Macau | Illegal protest cannot constitute "separate criminal offence" - Sulu Sou defence team

The crime of organising illegal protest for which Sulu Sou Ka Hou, a local legislator currently suspended, was found guilty of on May 29 cannot constitute “a separate criminal offence,” a source from his defence team told MNA on Monday

Macau (MNA) – The crime of organising illegal protest for which Sulu Sou Ka Hou, a local legislator currently suspended, was found guilty of on May 29 cannot constitute “a separate criminal offence,” a source from his defence team told Macau News Agency (MNA) on Monday.

“[Illegal protest] is not an autonomous crime, it only exists in conjunction with the crime of disobedience, so that nobody can be punished for such crime,” the defence source told MNA.

“In addition, if it were a crime, it would be unconstitutional for violation of the Basic Law since it is very broad and does not specifically describe the prohibited and punished conduct, which violates the principle of legality of the criminal law,” the defence claimed.

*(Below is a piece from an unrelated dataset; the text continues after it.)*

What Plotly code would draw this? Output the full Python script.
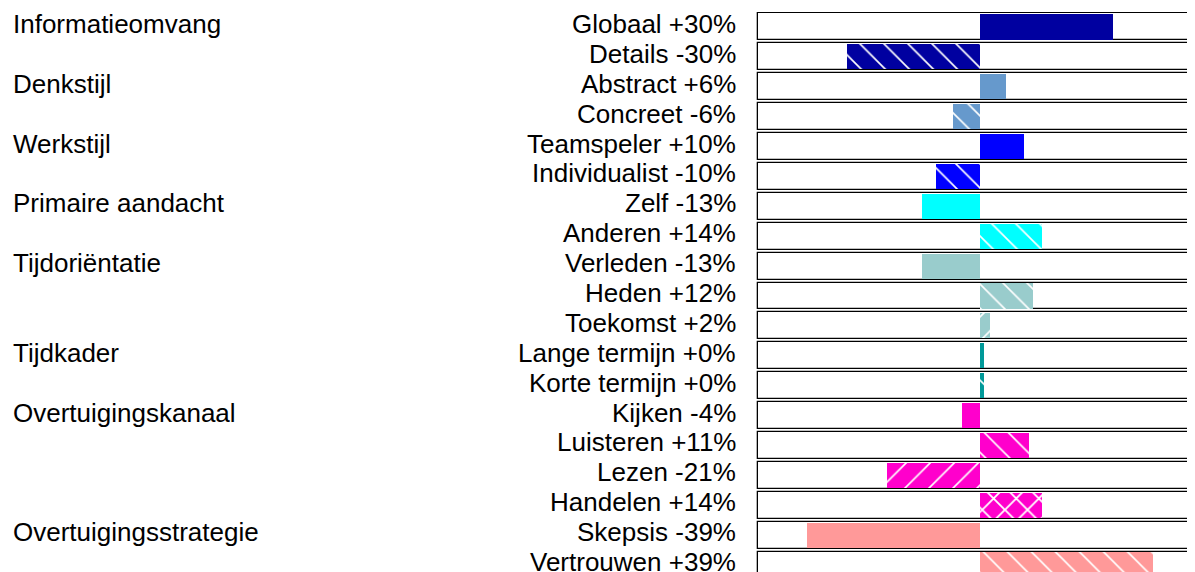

In a statement released on Sunday, Mr. Sou contended his right to request the annulment of the court decision which found him and former President of the New Macau Association (NMA) guilty of the crime of illegal reunion, counter arguing that he was suspended by the AL and had his parliamentary immunity lifted so that he could be judged for the crime of aggravated disobedience.

‘I was not found guilty or tried for that purported offence. Although my lawyer is still waiting for the translation of the court judgment, we learned that the court tried me for, and found me guilty of, a different offence: of organising an illegal protest,’ the suspended legislator wrote in yesterday’s statement.

Translation delays

The person from the defence team who spoke to MNA said additionally that they have not yet decided on the appeal with one of the reasons for holding on the decision being that the Portuguese translation of the court verdict had not been received as of today.

The court had previously stated that they would not provide the Portuguese version of the decision, declaring it is at its discretion to choose which official language – Chinese or Portuguese – it wants to use in its proceedings.

Having requested the translation from a private service, the defence representative said it does know when it will receive the document but claimed that it “will have to come” before the deadline for appeal, on June 19.

“This is complicated because more than half of the target time has passed and we still have no sentence translated because the court did not do it, despite having the means to do it,” said the source.

Appeal?

In the event that the defence proceeds to an appeal until next Tuesday our source claims that one of the arguments they will use is “that the court could not have tried Sulu Sou for a crime other than that on the basis of which AL said he would be tried, since immunity was imposed for that crime.”

In addition, the representative claimed “it is difficult to foresee the court’s decision in matters in which there is no jurisprudence” when appealing for the annulment of the sentence.

In his statement, Mr. Sou declared that he had been informed by his lawyer that the trial and the sentence have ‘breached the law,’ thus being ‘null and void.’

‘If the court wanted to change the crime, it should have informed the AL and wait for my immunity to be lifted concerning that other offence, as immunity is not lifted as a “blank cheque”,’ the legislator wrote, adding the two offences are ‘quite different.’

‘In one there is disobedience to an authority’s legitimate order; in the other a breach of a set of rules on how to carry out protests,’ said Mr. Sou.